There are three primary advantages of the Lebus fleet angle compensator. First, there is no mechanical connection between the drum and the compensator. Second, installation is easy and quick. And third, it is completely automatic and, after initial adjustments when the rope is first spooled onto the drum, only a minimum of maintenance is necessary.


 level winder
Level winders can be quite sophisticated pieces of kit, hydraulically or electrically driven and computer controlled. But mechanical level winders also work perfectly well and have much less to go wrong. In our experience, it is generally best to keep things simple and so we usually recommend the mechanical solution.


A mechanical level winder comprises a main shaft (the lead screw) with helical screw grooving along which the rope feeder travels. The rope feeder housing includes two vertical roller bars and one horizontal roller or, alternatively, a wire rope sheave. The lateral movement of the housing is generated by a chain drive sprocket ratio between drum and lead screw, as shown in the image. The automatic level winder fitted is designed and engineered to be compatible with the grooving on the drum. Perfect, controlled spooling is guaranteed regardless the number of layers and slight changes in wire rope size.

The level winder unit – also sometimes called level wind pay-on gear – must be installed in front of the drum in line with the first fixed sheave when using the vertical rollers to guide the wire rope.

Alternatively, a sheave can be integrated and installed within the housing frame. In this case, the system can be set up anywhere around the drum.

The level winder is engineered to be compatible with the parallel grooving on the drum.
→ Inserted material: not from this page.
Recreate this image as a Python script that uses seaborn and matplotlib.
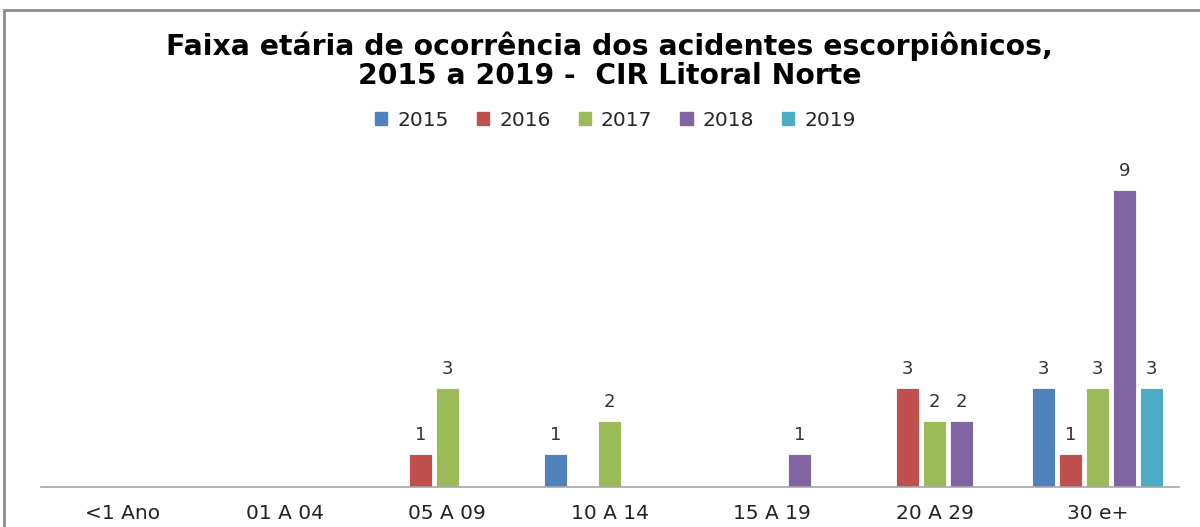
import matplotlib
matplotlib.use("Agg")
import matplotlib.pyplot as plt
import matplotlib.patches as mpatches
import seaborn as sns
import pandas as pd
import numpy as np

categories = ["<1 Ano", "01 A 04", "05 A 09", "10 A 14", "15 A 19", "20 A 29", "30 e+"]
years = ["2015", "2016", "2017", "2018", "2019"]
v2015 = [0, 0, 0, 1, 0, 0, 3]
v2016 = [0, 0, 1, 0, 0, 3, 1]
v2017 = [0, 0, 3, 2, 0, 2, 3]
v2018 = [0, 0, 0, 0, 1, 2, 9]
v2019 = [0, 0, 0, 0, 0, 0, 3]
colors = ["#4F81BD", "#C0504D", "#9BBB59", "#8064A2", "#4BACC6"]

series = {"2015": v2015, "2016": v2016, "2017": v2017, "2018": v2018, "2019": v2019}
rows = []
for y in years:
    for c, v in zip(categories, series[y]):
        rows.append({"cat": c, "year": y, "val": v if v != 0 else np.nan})
df = pd.DataFrame(rows)

sns.set_theme(style="white")
plt.rcParams["font.family"] = ["DejaVu Sans"]

fig = plt.figure(figsize=(12, 5.27), dpi=100)
ax = fig.add_axes([41 / 1200, 1 - 487 / 527, 1137.5 / 1200, 330 / 527])

sns.barplot(data=df, x="cat", y="val", hue="year", hue_order=years, order=categories,
            palette=colors, saturation=1, width=0.83, gap=0.16, ax=ax, legend=False,
            edgecolor="white", linewidth=0.6, errorbar=None)

for cont in ax.containers:
    labels = ["" if (np.isnan(b.get_height()) or b.get_height() == 0) else f"{int(b.get_height())}"
              for b in cont]
    ax.bar_label(cont, labels=labels, padding=7, fontsize=13, color="#333333")

ax.set_ylim(0, 10)
ax.set_xlim(-0.5, len(categories) - 0.5)
ax.set_xlabel("")
ax.set_ylabel("")
ax.set_yticks([])
for s in ["top", "left", "right"]:
    ax.spines[s].set_visible(False)
ax.spines["bottom"].set_color("#a6a6a6")
ax.spines["bottom"].set_linewidth(1.2)
ax.tick_params(axis="x", length=0, pad=12, labelsize=14.5, colors="#222222")

fig.text(0.508, 1 - 46 / 527, "Faixa etária de ocorrência dos acidentes escorpiônicos,",
         ha="center", va="center", fontsize=20.3, fontweight="bold", color="black")
fig.text(0.508, 1 - 76 / 527, "2015 a 2019 -  CIR Litoral Norte",
         ha="center", va="center", fontsize=20.3, fontweight="bold", color="black")

handles = [mpatches.Patch(color=c, label=y) for c, y in zip(colors, years)]
fig.legend(handles=handles, loc="center", bbox_to_anchor=(0.513, 1 - 120 / 527), ncol=5,
           frameon=False, handlelength=0.6, handleheight=0.6,
           handletextpad=0.5, columnspacing=1.4, prop={"size": 14.5})

frame = mpatches.Rectangle((4 / 1200, -0.1), 1.2, 1 - 10 / 527 + 0.1, transform=fig.transFigure,
                           fill=False, edgecolor="#8c8c8c", linewidth=2, clip_on=False)
fig.patches.append(frame)

fig.savefig("out.png", dpi=100)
It is adjusted for the specific rope diameter, and the gear ratio is fixed (using a standard sprocket-chain connection) to match the ratio between coils of wire on the drum to the pitches on the lead screw. The result is perfect and controlled spooling, regardless of the number of layers or slight changes in wire rope size.

As before, certain operating conditions are required for the level winder to function properly. The rope must go from the drum through the vertical rollers or the level-wind sheave to a fixed point such as a fairlead or fixed sheave. To avoid excessive angles of the rope on the sheaves, the minimum distance to the fairlead or fixed sheave must be at least seven times the drum width. There must be a minimum tension of 1 to 2% of the wire rope’s breaking load when spooling more than one layer.

The advantages of level winders are that they keep the rope spooling properly even if there is slack in the line. As with the fleet angle compensator, once it is set up no more adjustment is necessary and very little maintenance is required. In case of damage to a mechanical level winder, parts are easy to replace and there is nothing electrical or hydraulic to worry about.

Oceanographic installations that spool rope up to 46 layers have demonstrated that level winders give synchronised and totally controlled spooling in the very harshest, most testing conditions.

The disadvantages of level winders is that they do require a little more space than fleet angle compensators and they are sensitive to high axial forces and shock loads.